Ainadamar (acima) e Um Homem Só: século XXI e século XX




Nesta semana, o Theatro Municipal de São Paulo conclui as seis récitas de duas óperas modernas, apresentadas na mesma noite. Um Homem Só, de Camargo Guarnieri, de 1972, e Ainadamar do argentino Osvaldo Golijov, de 2003.
Golijov parece apontar para um novo futuro. Sua ópera conta a história do assassinato do escritor espanhol Federico Garcia Lorca pela falange franquista. É um espetáculo completo, com balé, flamenco, sapateado, jogo de luzes, sons eletrônicos (há até um solo para lap-top), violão flamenco e percussão latina. Os cantores são exigidos no limite de suas competências. O contra-tenor italiano Luigi Schifano e as sopranos Marisu Pavon (argentina) e Camila  Titinger (brasileira) estiveram perfeitas. A Orquestra Sinfônica Municipal, sob a regência de Rodolfo Fischer e Eduardo Strausser, para variar, esteve maravilhosa.

Por outro lado, a partitura de Guarnieri e bem mais sofisticada e exigente do que a de Golijov. Menos pirotécnica, exige dos músicos, o tema básico de José Pires de Assunção, o acorde de três oitavas do piccolo e do fagote, é precioso. O dueto e cena de amor de José e Rita é praticamente a ópera inteira. O libreto de Gianfrancisco Guarnieri, infelizmente, é bem datado.

Rodrigo Esteves e Luciana Bueno estiveram perfeitos.

Uma ressalva aqui para o trabalho do nosso maestro do coro, Bruno Facio. Impressionante. O polifonismo de Guarnieri, com coro misto, e a forma delicada com que ele trabalhou as 12 cantoras (narradoras) para o Golijov.
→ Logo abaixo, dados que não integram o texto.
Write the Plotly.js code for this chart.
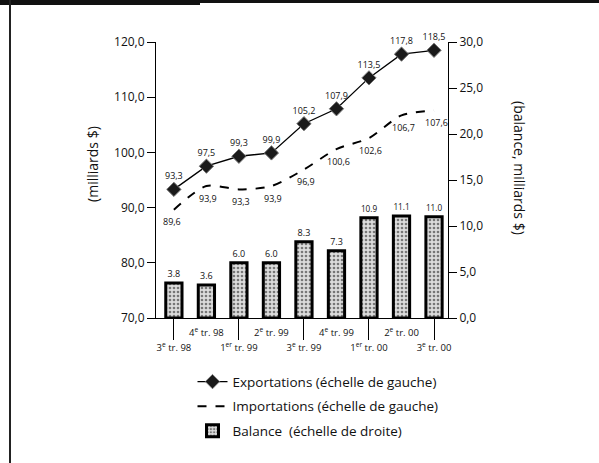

O maestro John Neschling segue em seu trabalho de aprimorar cada vez mais os corpos estáveis do Municipal. A orquestra e o coral lírico estão cada vez melhores e respondem com serenidade e eficiência aos desafios que a programação lhes impõe. Agora é a contagem regressiva para Eugene Oneguin, de Tchaikovsky, a primeira ópera cantada em russo em São Paulo, depois de mais de 40 anos.